▶ _Challenge_: Set out every line bearing the string "Write".

▶ _Dataset entries_:
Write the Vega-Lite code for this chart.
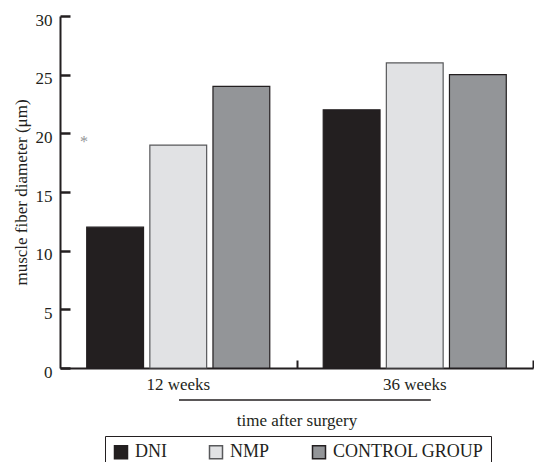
{
  "$schema": "https://vega.github.io/schema/vega-lite/v6.json",
  "width": 473,
  "height": 352,
  "autosize": {"type": "none"},
  "padding": {"left": 60, "top": 16, "right": 1, "bottom": 94},
  "background": "white",
  "config": {
    "view": {"stroke": null},
    "font": "Liberation Serif",
    "axis": {"grid": false, "labelFont": "Liberation Serif", "titleFont": "Liberation Serif", "titleFontWeight": "normal"}
  },
  "datasets": {
    "bars": [
      {"time": "12 weeks", "group": "DNI", "diameter": 12},
      {"time": "12 weeks", "group": "NMP", "diameter": 19},
      {"time": "12 weeks", "group": "CONTROL GROUP", "diameter": 24},
      {"time": "36 weeks", "group": "DNI", "diameter": 22},
      {"time": "36 weeks", "group": "NMP", "diameter": 26},
      {"time": "36 weeks", "group": "CONTROL GROUP", "diameter": 25}
    ]
  },
  "layer": [
    {
      "data": {"name": "bars"},
      "mark": {"type": "bar", "strokeWidth": 1.2},
      "encoding": {
        "x": {
          "field": "time", "type": "nominal", "sort": ["12 weeks", "36 weeks"],
          "scale": {"paddingInner": 0.226, "paddingOuter": 0.113},
          "axis": {
            "title": "time after surgery", "labelAngle": 0,
            "domainColor": "#231f20", "domainWidth": 2,
            "ticks": false,
            "labelFontSize": 17, "labelColor": "#231f20", "labelPadding": 8,
            "titleFontSize": 17, "titleColor": "#231f20", "titlePadding": 20
          }
        },
        "xOffset": {
          "field": "group", "type": "nominal", "sort": ["DNI", "NMP", "CONTROL GROUP"],
          "scale": {"paddingInner": 0.1, "paddingOuter": 0}
        },
        "y": {
          "field": "diameter", "type": "quantitative",
          "scale": {"domain": [0, 30], "nice": false, "zero": true},
          "axis": {
            "title": "muscle fiber diameter (μm)", "values": [0, 5, 10, 15, 20, 25, 30],
            "domainColor": "#231f20", "domainWidth": 2,
            "tickColor": "#231f20", "tickWidth": 2.5, "tickSize": -10,
            "labelFontSize": 17, "labelColor": "#231f20", "labelPadding": 18, "labelOffset": 4,
            "titleFontSize": 17, "titleColor": "#231f20", "titlePadding": 5
          }
        },
        "fill": {
          "field": "group", "type": "nominal", "sort": ["DNI", "NMP", "CONTROL GROUP"],
          "scale": {"domain": ["DNI", "NMP", "CONTROL GROUP"], "range": ["#231f20", "#e1e2e4", "#939598"]},
          "legend": {
            "orient": "none", "legendX": 45, "legendY": 420, "direction": "horizontal", "title": null,
            "strokeColor": "#231f20", "padding": 7,
            "symbolType": "square", "symbolSize": 169, "symbolStrokeColor": "#231f20", "symbolStrokeWidth": 1.5,
            "symbolOpacity": 1, "labelFontSize": 18, "labelFont": "Liberation Serif", "labelColor": "#231f20",
            "columnPadding": 39, "labelOffset": 5
          }
        },
        "stroke": {
          "field": "group", "type": "nominal",
          "scale": {"domain": ["DNI", "NMP", "CONTROL GROUP"], "range": ["#231f20", "#58595b", "#231f20"]},
          "legend": null
        }
      }
    },
    {
      "data": {"values": [{}]},
      "layer": [
        {
          "mark": {"type": "rule", "color": "#231f20", "strokeWidth": 1.5},
          "encoding": {
            "x": {
              "datum": 0.2516, "type": "quantitative", "scale": {"domain": [0, 1], "nice": false, "zero": false},
              "axis": {
                "orient": "bottom", "values": [0.5, 1], "labels": false, "domain": false, "title": null,
                "tickSize": -8, "tickWidth": 2, "tickColor": "#231f20", "tickOpacity": 1
              }
            },
            "x2": {"datum": 0.784},
            "y": {"datum": -2.73, "type": "quantitative", "scale": {"domain": [0, 30], "nice": false}}
          }
        },
        {
          "mark": {"type": "text", "color": "#939598", "fontSize": 16, "baseline": "middle", "align": "center"},
          "encoding": {
            "x": {"datum": 0.0507, "type": "quantitative"},
            "y": {"datum": 19.25, "type": "quantitative", "scale": {"domain": [0, 30], "nice": false}},
            "text": {"value": "*"}
          }
        }
      ]
    }
  ],
  "resolve": {"scale": {"x": "independent"}}
}
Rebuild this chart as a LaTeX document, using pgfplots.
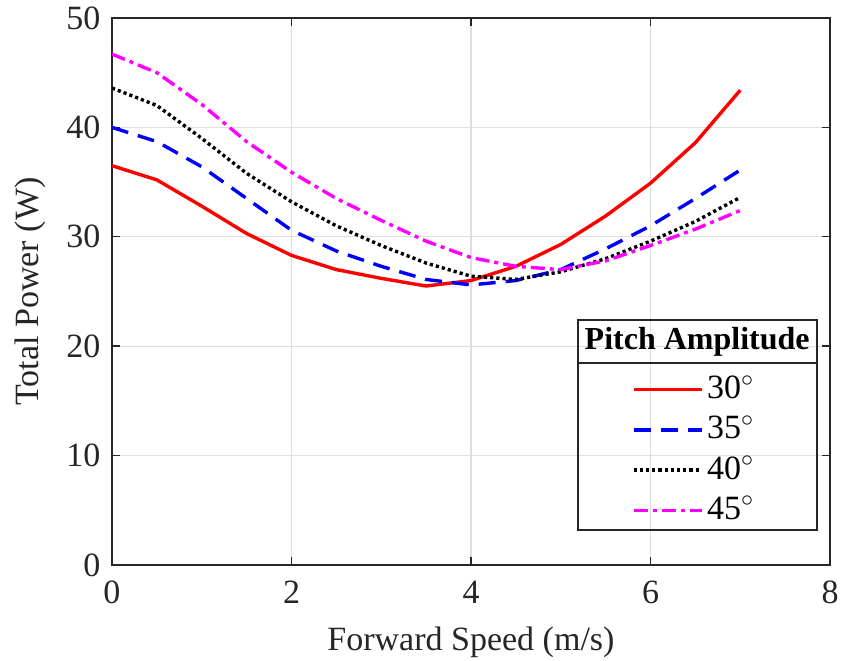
\documentclass[border=0pt]{standalone}
\usepackage{fontspec}
\setmainfont{Liberation Serif}
\usepackage{pgfplots}
\pgfplotsset{compat=1.18}

\definecolor{axisgray}{RGB}{38,38,38}
\definecolor{gridgray}{RGB}{223,223,223}
\definecolor{pureMagenta}{RGB}{255,0,255}
\definecolor{pureRed}{RGB}{255,0,0}
\definecolor{pureBlue}{RGB}{0,0,255}

\begin{document}
\fontsize{17}{20}\selectfont
\begin{tikzpicture}
\begin{axis}[
  name=main,
  scale only axis,
  width=359pt, height=273.5pt,
  xmin=0, xmax=8, ymin=0, ymax=50,
  xtick={0,2,...,8}, ytick={0,10,...,50},
  grid=major,
  major grid style={gridgray, line width=0.6pt},
  axis line style={axisgray, line width=0.7pt},
  tick style={axisgray, line width=0.7pt},
  tick align=inside,
  major tick length=4pt,
  tick label style={font=\fontsize{17}{20}\selectfont, text=axisgray},
  xticklabel style={yshift=-2pt},
  label style={font=\fontsize{17}{20}\selectfont, text=axisgray},
  ylabel style={yshift=-1.5pt},
  /pgf/number format/assume math mode=true,
  xlabel={Forward Speed (m/s)},
  ylabel={Total Power (W)},
  legend style={
    at={(0.812,0.362)}, anchor=north,
    draw=none, fill=none,
    font=\fontsize{17}{20}\selectfont,
    row sep=2pt,
    /tikz/every even column/.append style={column sep=1pt},
  },
  legend cell align=left,
  legend image code/.code={\draw[#1] (0pt,0pt) -- (34pt,0pt);},
]
% 30 deg pitch amplitude
\addplot[pureRed, line width=1.7pt] coordinates {
  (0,36.5) (0.5,35.2) (1,32.8) (1.5,30.3) (2,28.3) (2.5,27.0) (3,26.2)
  (3.5,25.5) (4,26.0) (4.5,27.3) (5,29.3) (5.5,31.9) (6,34.9) (6.5,38.6) (7,43.4)};
\addlegendentry{30$^\circ$}
% 35 deg pitch amplitude
\addplot[pureBlue, line width=1.7pt, dash pattern=on 8.5pt off 5pt] coordinates {
  (0,40.0) (0.5,38.7) (1,36.4) (1.5,33.5) (2,30.6) (2.5,28.7) (3,27.3)
  (3.5,26.1) (4,25.6) (4.5,26.0) (5,27.0) (5.5,28.9) (6,31.0) (6.5,33.5) (7,36.1)};
\addlegendentry{35$^\circ$}
% 40 deg pitch amplitude
\addplot[black, line width=1.7pt, dash pattern=on 1.6pt off 1.5pt] coordinates {
  (0,43.6) (0.5,42.0) (1,39.0) (1.5,35.8) (2,33.2) (2.5,31.0) (3,29.2)
  (3.5,27.6) (4,26.4) (4.5,26.1) (5,26.8) (5.5,28.0) (6,29.6) (6.5,31.4) (7,33.6)};
\addlegendentry{40$^\circ$}
% 45 deg pitch amplitude
\addplot[pureMagenta, line width=1.7pt, dash pattern=on 7pt off 2.5pt on 2pt off 2.5pt] coordinates {
  (0,46.7) (0.5,45.0) (1,42.1) (1.5,38.7) (2,35.9) (2.5,33.5) (3,31.5)
  (3.5,29.6) (4,28.1) (4.5,27.3) (5,27.0) (5.5,27.8) (6,29.2) (6.5,30.7) (7,32.4)};
\addlegendentry{45$^\circ$}

% legend frame with its title row
\draw[axisgray, line width=0.7pt, fill=none]
  (axis cs:5.19,22.4) rectangle (axis cs:7.855,3.2);
\draw[axisgray, line width=0.7pt] (axis cs:5.19,18.46) -- (axis cs:7.855,18.46);
\node[font=\fontsize{16}{20}\selectfont\bfseries, text=black]
  at (axis cs:6.52,20.43) {Pitch Amplitude};
\end{axis}
\pgfresetboundingbox
\path[use as bounding box]
  ([shift={(-56pt,-48pt)}]main.south west) rectangle ([shift={(6.5pt,9pt)}]main.north east);
\end{tikzpicture}
\end{document}
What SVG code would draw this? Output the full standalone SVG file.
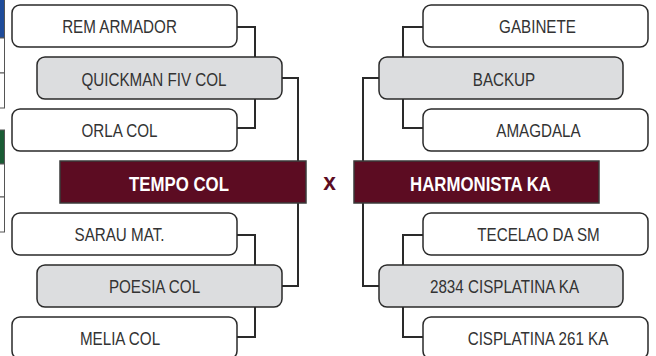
<svg xmlns="http://www.w3.org/2000/svg" width="656" height="356" viewBox="0 0 656 356">
<style>
.box{fill:#ffffff;stroke:#2a2a2a;stroke-width:1.5}
.mid{fill:#dcdddf;stroke:#2a2a2a;stroke-width:1.5}
.fin{fill:#5c0c22;stroke:#3a3a3a;stroke-width:1.5}
.lbl{font-family:"Liberation Sans",Arial,sans-serif;font-size:19px;fill:#333333;text-anchor:middle}
.flbl{font-family:"Liberation Sans",Arial,sans-serif;font-size:21px;font-weight:bold;fill:#ffffff;text-anchor:middle}
.vs{font-family:"Liberation Sans",Arial,sans-serif;font-size:24px;font-weight:bold;fill:#5c0c22;text-anchor:middle}
.con{fill:none;stroke:#2a2a2a;stroke-width:2}
.side{stroke:#555555;stroke-width:1}
</style>
<rect width="656" height="356" fill="#ffffff"/>
<g id="side-tables">
<rect x="-10" y="-5" width="14.5" height="43" fill="#1f4c9a" class="side"/>
<rect x="-10" y="38" width="14.5" height="35" fill="#ffffff" class="side"/>
<rect x="-10" y="73" width="14.5" height="35" fill="#ffffff" class="side"/>
<rect x="-10" y="130" width="14.5" height="34" fill="#1a5c34" class="side"/>
<rect x="-10" y="164" width="14.5" height="33" fill="#ffffff" class="side"/>
<rect x="-10" y="197" width="14.5" height="35" fill="#ffffff" class="side"/>
</g>
<g id="connectors">
<path class="con" d="M237,27 H255 V57"/>
<path class="con" d="M237,128 H255 V99"/>
<path class="con" d="M282,78 H298 V161"/>
<path class="con" d="M298,203 V286 H282"/>
<path class="con" d="M237,235 H255 V265"/>
<path class="con" d="M237,337 H255 V307"/>
<path class="con" d="M423,27 H403 V57"/>
<path class="con" d="M423,128 H403 V99"/>
<path class="con" d="M379,78 H363 V161"/>
<path class="con" d="M363,203 V286 H379"/>
<path class="con" d="M423,235 H403 V265"/>
<path class="con" d="M423,337 H403 V307"/>
</g>
<g id="rem-armador"><rect class="box" x="12" y="5" width="225" height="42" rx="8"/><text class="lbl" transform="translate(119.5,33) scale(0.8,1)">REM ARMADOR</text></g>
<g id="quickman-fiv-col"><rect class="mid" x="37" y="57" width="245" height="42" rx="8"/><text class="lbl" transform="translate(154,85.5) scale(0.8,1)">QUICKMAN FIV COL</text></g>
<g id="orla-col"><rect class="box" x="12" y="109" width="225" height="42" rx="8"/><text class="lbl" transform="translate(119.5,137) scale(0.8,1)">ORLA COL</text></g>
<g id="tempo-col"><rect class="fin" x="60" y="161" width="246" height="42"/><text class="flbl" transform="translate(179,191) scale(0.8,1)">TEMPO COL</text></g>
<g id="sarau-mat"><rect class="box" x="12" y="213" width="225" height="42" rx="8"/><text class="lbl" transform="translate(119.5,241) scale(0.8,1)">SARAU MAT.</text></g>
<g id="poesia-col"><rect class="mid" x="37" y="265" width="245" height="42" rx="8"/><text class="lbl" transform="translate(154.5,293) scale(0.8,1)">POESIA COL</text></g>
<g id="melia-col"><rect class="box" x="12" y="317" width="225" height="42" rx="8"/><text class="lbl" transform="translate(120,345) scale(0.8,1)">MELIA COL</text></g>
<g id="versus"><text class="vs" transform="translate(329.5,189.5) scale(0.95,1)">x</text></g>
<g id="gabinete"><rect class="box" x="423" y="5" width="225" height="42" rx="8"/><text class="lbl" transform="translate(537.5,33) scale(0.8,1)">GABINETE</text></g>
<g id="backup"><rect class="mid" x="379" y="57" width="244" height="42" rx="8"/><text class="lbl" transform="translate(504,85.5) scale(0.8,1)">BACKUP</text></g>
<g id="amagdala"><rect class="box" x="423" y="109" width="225" height="42" rx="8"/><text class="lbl" transform="translate(538.5,137) scale(0.8,1)">AMAGDALA</text></g>
<g id="harmonista-ka"><rect class="fin" x="354" y="161" width="245" height="42"/><text class="flbl" transform="translate(480.5,191) scale(0.8,1)">HARMONISTA KA</text></g>
<g id="tecelao-da-sm"><rect class="box" x="423" y="213" width="225" height="42" rx="8"/><text class="lbl" transform="translate(538.5,241) scale(0.8,1)">TECELAO DA SM</text></g>
<g id="cisplatina-2834"><rect class="mid" x="379" y="265" width="244" height="42" rx="8"/><text class="lbl" transform="translate(504.5,293) scale(0.8,1)">2834 CISPLATINA KA</text></g>
<g id="cisplatina-261"><rect class="box" x="423" y="317" width="225" height="42" rx="8"/><text class="lbl" transform="translate(538,345) scale(0.8,1)">CISPLATINA 261 KA</text></g>
</svg>
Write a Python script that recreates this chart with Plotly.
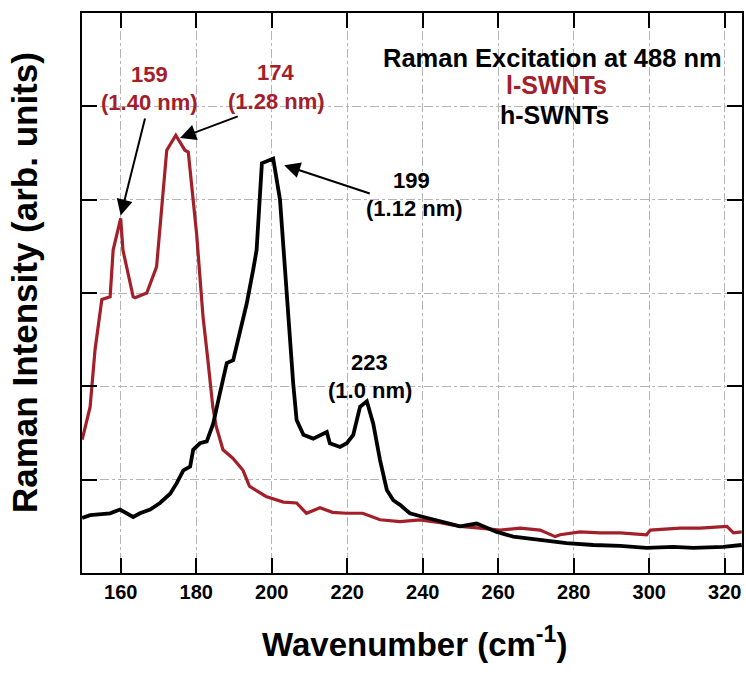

▶ _The result_:
Write the Vega-Lite code for this chart.
Write a Python script that recreates this chart with Plotly.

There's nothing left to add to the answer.